The new evidence from Lilly, to be unveiled in June, will show that donanemab’s ability to help clear amyloid plaques from the brain can help patients, Derek Asay, Lilly’s senior VP-government strategy and federal accounts told the news outlet.
The key to this potential coverage turnaround is also connected to the drug’s approval pathway. Unlike its competitors and predecessors, greenlit by the Food and Drug Administration under an accelerated pathway, Lilly’s drug is up for traditional approval.
“We believe that they (Medicare) will provide what we would call outright coverage like they do for every other FDA-approved medication,” Asay said.
The recently approved rival lecanemab (Leqembi), and Leqembi’s controversial forerunner aducanumab (Adulhelm), are covered for clinical trial use only. CMS has said coverage will remain strictly limited for the entire drug class, in part due to the drugs’ risk-benefit profile and the need for more safety and efficacy evidence. The drugs, disease-modifying monoclonal antibodies, target Alzheimer’s brain plaques, a hallmark feature of the disease. They are also associated with a risk for brain bleeds.

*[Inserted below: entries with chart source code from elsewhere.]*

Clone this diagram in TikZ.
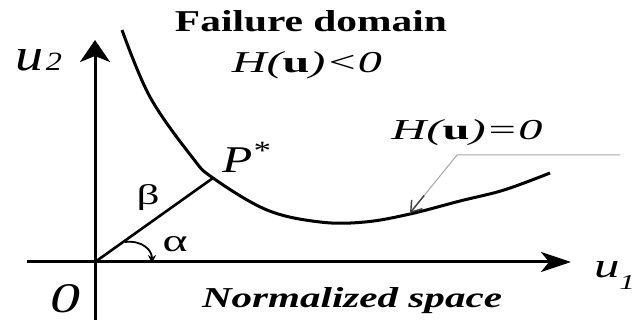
\documentclass[tikz,border=0pt]{standalone}
\usepackage{fontspec}
\setmainfont{Liberation Serif}
\usetikzlibrary{arrows.meta,calc}
\begin{document}
\begin{tikzpicture}[x=0.5pt,y=-0.5pt,
  axisline/.style={line width=1.5pt},
  curveline/.style={line width=1.5pt},
  txt/.style={inner sep=0pt, anchor=base},
  leader/.style={gray!70, line width=0.5pt},
]
\useasboundingbox (0,0) rectangle (643,320);
% key points
\coordinate (O) at (95,262);
\coordinate (yb) at (95,320);
\coordinate (yt) at (95,40);
\coordinate (xl) at (27,262);
\coordinate (xr) at (571,262);
\coordinate (P) at (213,178);
\coordinate (a1) at (125,242);
\coordinate (a2) at (152,263);
\coordinate (g1) at (620,155);
\coordinate (g2) at (457,155);
\coordinate (g3) at (410,213);
% axes
\draw[axisline, -{Stealth[length=11pt,width=15pt,inset=3pt]}] (yb) -- (yt);
\draw[axisline, -{Stealth[length=15pt,width=10pt,inset=4pt]}] (xl) -- (xr);
% limit state curve
\draw[curveline] plot[smooth, tension=0.6] coordinates
  {(122,30) (150,97) (192,157) (213,178) (267,210) (320,222) (365,222)
   (410,214) (460,201) (504,190) (550,173)};
% beta line
\draw[axisline, line width=1.3pt] (O) -- (P);
% alpha arc
\draw[line width=0.9pt, -{Stealth[length=4pt,width=4pt]}] (a1) .. controls (142,240) and (152,250) .. (a2);
% leader
\draw[leader] (g1) -- (g2) -- (g3);
\draw[black!75, line width=0.7pt, -{Straight Barb[length=5pt,width=7pt]}] ($(g2)!0.7!(g3)$) -- (g3);
% labels
\node[txt] (fd) at (311,32) {\resizebox{136pt}{10.5pt}{\bfseries Failure domain}};
\node[txt] (hl) at (307,73) {\resizebox{75pt}{10.5pt}{\itshape H(\textbf{\upshape u})<0}};
\node[txt] (he) at (467,140) {\resizebox{75.5pt}{10pt}{\itshape H(\textbf{\upshape u})=0}};
\node[txt] (ps) at (247,173) {\resizebox{25pt}{15.5pt}{\itshape P\textsuperscript{*}}};
\node[txt] (ns) at (352,308) {\resizebox{150pt}{10pt}{\bfseries\itshape Normalized space}};
\node[txt] (u2) at (38.5,71) {\resizebox{23.5pt}{10.5pt}{{\fontsize{20}{20}\selectfont\itshape u}\kern1pt{\fontsize{11.5}{12}\selectfont\itshape 2}}};
\node[txt] (u1) at (614.5,278) {\resizebox{20.5pt}{8pt}{{\fontsize{18}{18}\selectfont\itshape u}{\fontsize{11}{11}\selectfont\raisebox{-6pt}{\itshape 1}}}};
\node[txt] (zero) at (65,313) {\resizebox{15pt}{14pt}{\itshape 0}};
\node[txt] (beta) at (148,205) {\resizebox{11.5pt}{10pt}{β}};
\node[txt] (alpha) at (175,252) {\resizebox{12.5pt}{7.5pt}{α}};
\end{tikzpicture}
\end{document}
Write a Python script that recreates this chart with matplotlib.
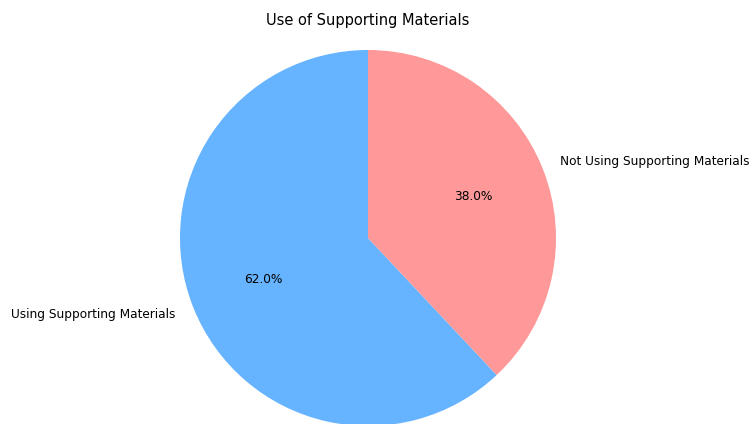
import matplotlib
matplotlib.use("Agg")
import matplotlib.pyplot as plt

labels = ["Using Supporting Materials", "Not Using Supporting Materials"]
sizes = [62, 38]
colors = ["#66b3ff", "#ff9999"]

W, H = 752, 424
cx, cy, r = 368, 238, 188  # pie centre and radius in pixels
s = 0.875  # reference looks scaled down from a larger figure

fig = plt.figure(figsize=(W / 100, H / 100), dpi=100)
ax = fig.add_axes([0, 0, 1, 1])
ax.pie(sizes, labels=labels, colors=colors, autopct="%1.1f%%", startangle=90,
       textprops={"fontsize": 10 * s})
ax.set_xlim(-cx / r, (W - cx) / r)
ax.set_ylim(-(H - cy) / r, cy / r)
ax.set_aspect("auto")
ax.axis("off")
fig.text(cx / W, 1 - 20 / H, "Use of Supporting Materials", ha="center", va="center", fontsize=12 * s)
fig.savefig("out.png", dpi=100)
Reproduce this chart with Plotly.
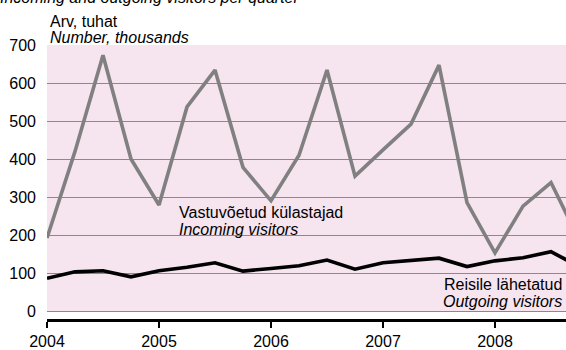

Patient advocates have decried CMS’s current coverage decision, and the agency has said it is open to reconsidering the coverage decision when new evidence of clinical benefit becomes available, or when a drug in the class receives traditional FDA approval based on clinical benefit.
In data released in 2021, participants taking donanemab for more than a year showed a 32% slower decline in thinking and daily function measures when compared with a placebo group. Lilly’s bid for accelerated approval was rejected by the FDA in January, leaving the company with the option of applying for traditional approval when it had more clinical trial evidence to share.